Lawyers are required to join – and pay huge sums to – state bar associations.
But what happens when a bar association goes off on a tangent that does not related to the betterment of the legal profession? What happens when it turns political, and advocates for a goal its members don’t want?
That issue is pending before the Supreme Court now and the Wisconsin Institute for Law & Liberty has filed a friend-of-the-court brief insisting that that compelled membership is wrong.
The case was brought by Schuyler File, who is represented by the lawyers at Liberty Justice Center.
He is arguing that forcing Wisconsin lawyers to choose between practicing their profession or funding a group with which they disagree fails the Constitution’s requirements for free speech and free association.
“There is no special exception in the First Amendment for attorneys,” said WILL Deputy Counsel Anthony LoCoco.
“Forcing objecting attorneys to join and fund an organization that engages in speech with which they disagree is contrary to fundamental values of free speech and free association.
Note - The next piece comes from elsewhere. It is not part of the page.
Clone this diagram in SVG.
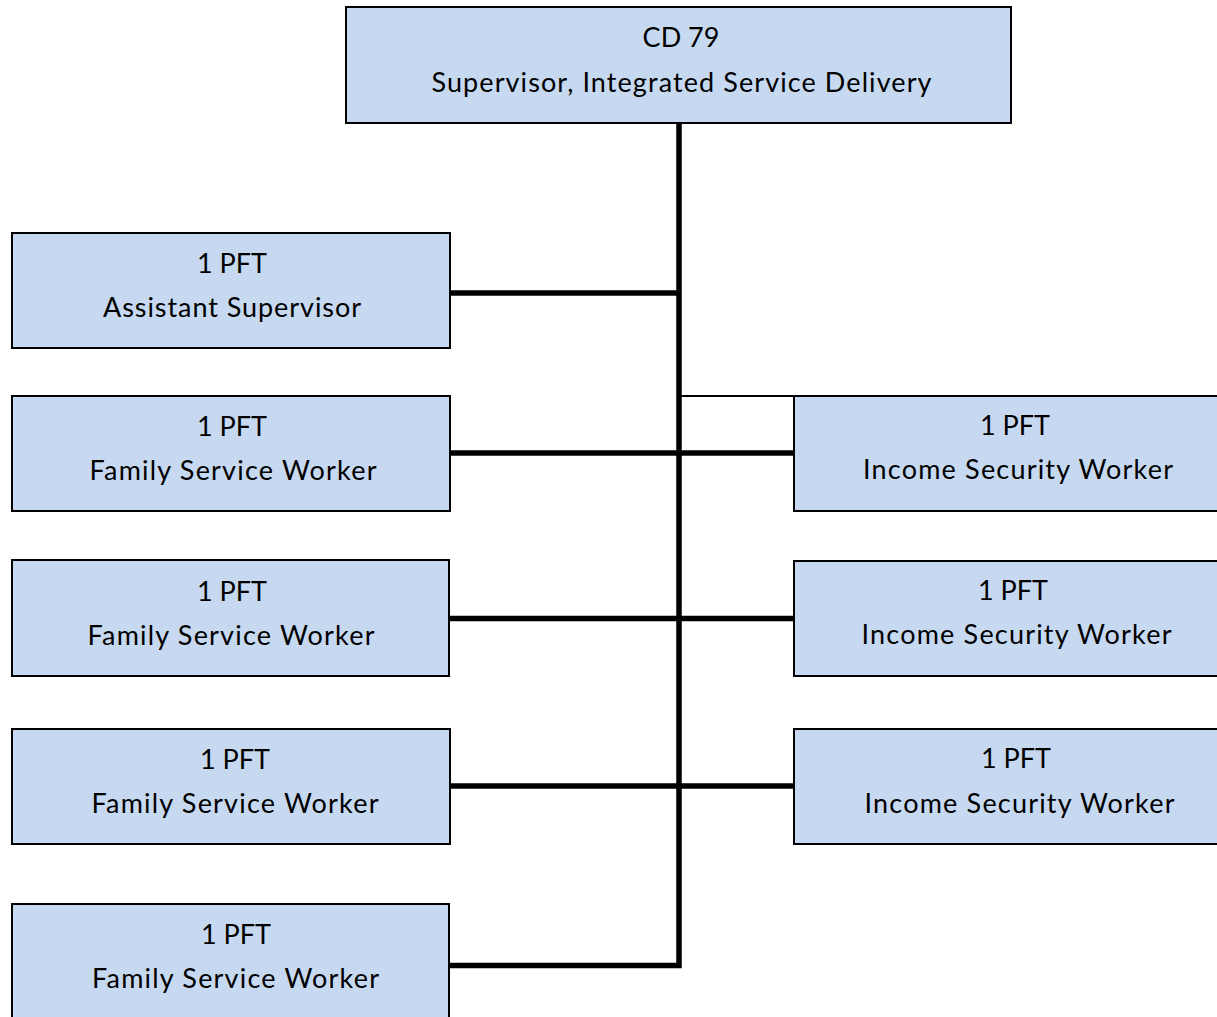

If the state bar wants members, it should have to earn their support.”
The case comes in the shadow of the 2018 decision by the high court in Janus v. AFSCME that the right to freedom of speech and association includes the right to decline to speak and to decline to associate. That decision affected government employees.
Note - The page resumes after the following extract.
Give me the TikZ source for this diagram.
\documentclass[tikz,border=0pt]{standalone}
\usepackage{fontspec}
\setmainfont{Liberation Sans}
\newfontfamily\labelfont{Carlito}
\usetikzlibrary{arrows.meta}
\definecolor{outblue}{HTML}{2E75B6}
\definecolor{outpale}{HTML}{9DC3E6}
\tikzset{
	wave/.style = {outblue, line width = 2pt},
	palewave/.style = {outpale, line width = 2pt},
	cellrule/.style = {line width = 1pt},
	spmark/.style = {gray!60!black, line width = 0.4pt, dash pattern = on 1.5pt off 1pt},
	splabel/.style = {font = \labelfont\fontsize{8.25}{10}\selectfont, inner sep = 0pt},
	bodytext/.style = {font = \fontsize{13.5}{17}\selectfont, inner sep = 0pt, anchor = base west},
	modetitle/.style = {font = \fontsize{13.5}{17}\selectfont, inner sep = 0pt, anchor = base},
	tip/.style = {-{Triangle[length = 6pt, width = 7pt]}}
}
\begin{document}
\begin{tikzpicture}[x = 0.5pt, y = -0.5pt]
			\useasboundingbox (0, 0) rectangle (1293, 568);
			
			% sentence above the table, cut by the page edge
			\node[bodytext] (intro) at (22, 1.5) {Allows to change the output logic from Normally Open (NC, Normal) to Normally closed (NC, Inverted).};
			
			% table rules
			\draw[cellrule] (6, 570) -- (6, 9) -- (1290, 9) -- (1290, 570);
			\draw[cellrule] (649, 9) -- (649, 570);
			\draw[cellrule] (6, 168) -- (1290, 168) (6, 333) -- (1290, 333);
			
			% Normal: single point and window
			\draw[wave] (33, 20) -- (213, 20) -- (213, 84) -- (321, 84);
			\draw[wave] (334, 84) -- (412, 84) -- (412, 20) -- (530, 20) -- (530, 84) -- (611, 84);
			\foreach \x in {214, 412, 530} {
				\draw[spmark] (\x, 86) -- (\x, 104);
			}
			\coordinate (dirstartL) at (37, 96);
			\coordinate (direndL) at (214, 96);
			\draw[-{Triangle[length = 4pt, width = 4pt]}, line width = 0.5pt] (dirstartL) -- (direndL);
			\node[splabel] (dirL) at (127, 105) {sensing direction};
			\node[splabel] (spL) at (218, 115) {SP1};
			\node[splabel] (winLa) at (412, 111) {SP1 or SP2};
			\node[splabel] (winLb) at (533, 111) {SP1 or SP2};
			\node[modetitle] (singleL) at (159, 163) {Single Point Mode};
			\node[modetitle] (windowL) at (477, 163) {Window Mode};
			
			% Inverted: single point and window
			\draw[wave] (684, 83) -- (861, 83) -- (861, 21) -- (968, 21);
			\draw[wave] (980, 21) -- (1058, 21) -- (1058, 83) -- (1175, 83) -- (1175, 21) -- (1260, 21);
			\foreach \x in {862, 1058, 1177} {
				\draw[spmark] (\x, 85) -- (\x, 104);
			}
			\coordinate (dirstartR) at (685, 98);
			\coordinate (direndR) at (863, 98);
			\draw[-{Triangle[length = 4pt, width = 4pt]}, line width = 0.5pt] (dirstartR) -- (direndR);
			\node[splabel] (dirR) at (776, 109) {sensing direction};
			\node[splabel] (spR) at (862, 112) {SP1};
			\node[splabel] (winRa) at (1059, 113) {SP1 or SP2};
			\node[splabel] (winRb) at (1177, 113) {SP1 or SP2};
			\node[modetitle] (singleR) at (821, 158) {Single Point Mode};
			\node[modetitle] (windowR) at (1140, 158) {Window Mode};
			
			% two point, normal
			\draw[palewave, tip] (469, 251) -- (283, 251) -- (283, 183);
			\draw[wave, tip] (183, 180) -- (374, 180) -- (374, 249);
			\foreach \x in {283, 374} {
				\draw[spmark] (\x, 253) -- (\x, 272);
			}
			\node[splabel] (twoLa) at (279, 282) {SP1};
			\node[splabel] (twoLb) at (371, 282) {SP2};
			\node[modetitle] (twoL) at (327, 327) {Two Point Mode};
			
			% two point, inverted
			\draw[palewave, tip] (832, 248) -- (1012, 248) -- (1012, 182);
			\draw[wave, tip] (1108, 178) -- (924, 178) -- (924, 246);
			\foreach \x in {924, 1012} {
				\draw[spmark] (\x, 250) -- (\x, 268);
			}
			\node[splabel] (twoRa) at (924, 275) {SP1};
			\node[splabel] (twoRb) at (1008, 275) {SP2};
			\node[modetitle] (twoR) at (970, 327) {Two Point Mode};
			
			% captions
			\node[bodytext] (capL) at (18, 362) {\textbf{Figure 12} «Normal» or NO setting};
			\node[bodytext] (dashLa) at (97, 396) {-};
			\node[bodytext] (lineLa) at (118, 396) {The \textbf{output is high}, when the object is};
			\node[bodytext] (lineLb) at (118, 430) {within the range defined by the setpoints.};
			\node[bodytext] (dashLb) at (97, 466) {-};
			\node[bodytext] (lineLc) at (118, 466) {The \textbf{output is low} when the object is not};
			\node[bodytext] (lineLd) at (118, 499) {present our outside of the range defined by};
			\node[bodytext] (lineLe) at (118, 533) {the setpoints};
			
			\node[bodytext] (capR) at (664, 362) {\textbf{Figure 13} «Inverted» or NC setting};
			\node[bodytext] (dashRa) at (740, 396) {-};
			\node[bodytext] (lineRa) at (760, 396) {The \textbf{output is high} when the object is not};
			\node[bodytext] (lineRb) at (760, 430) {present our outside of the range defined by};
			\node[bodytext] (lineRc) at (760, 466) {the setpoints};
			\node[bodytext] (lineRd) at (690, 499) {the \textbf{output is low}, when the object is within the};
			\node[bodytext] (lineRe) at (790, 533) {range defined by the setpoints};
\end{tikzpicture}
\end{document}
“But to practice law in Wisconsin, attorneys must join and pay membership dues to the state bar association, the State Bar of Wisconsin. The state bar then uses this money to engage in speech on a variety of matters of public interest,” WILL reported.
A similar argument arose in 2019, but at that time the Supreme Court did not intervene in the case.
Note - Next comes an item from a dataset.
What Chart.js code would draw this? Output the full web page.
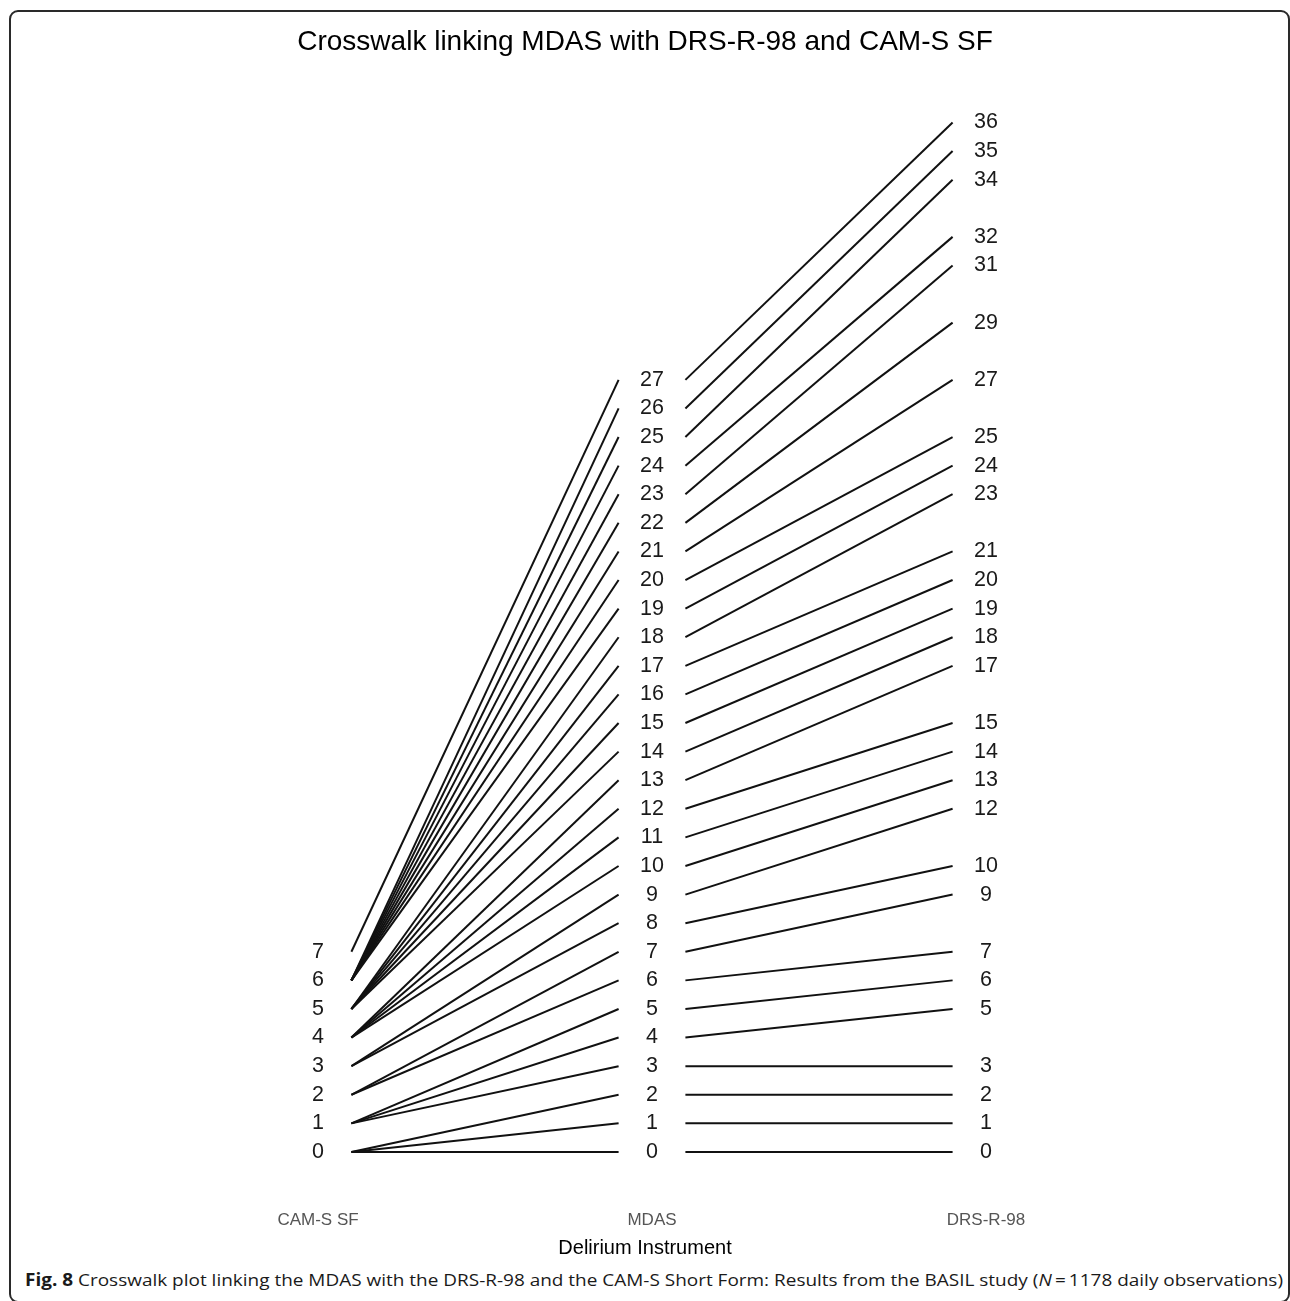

“This issue is now back before the Supreme Court thanks to lawyers at the Liberty Justice Center. Petitioner Schuyler File lost before the United States District Court for the Eastern District of Wisconsin and the Seventh Circuit under governing Supreme Court case law, and the Supreme Court is now considering whether to accept review of the issue,” WILL explained.
Will said the bar now is little more than a “trade association,” and that membership should be voluntary.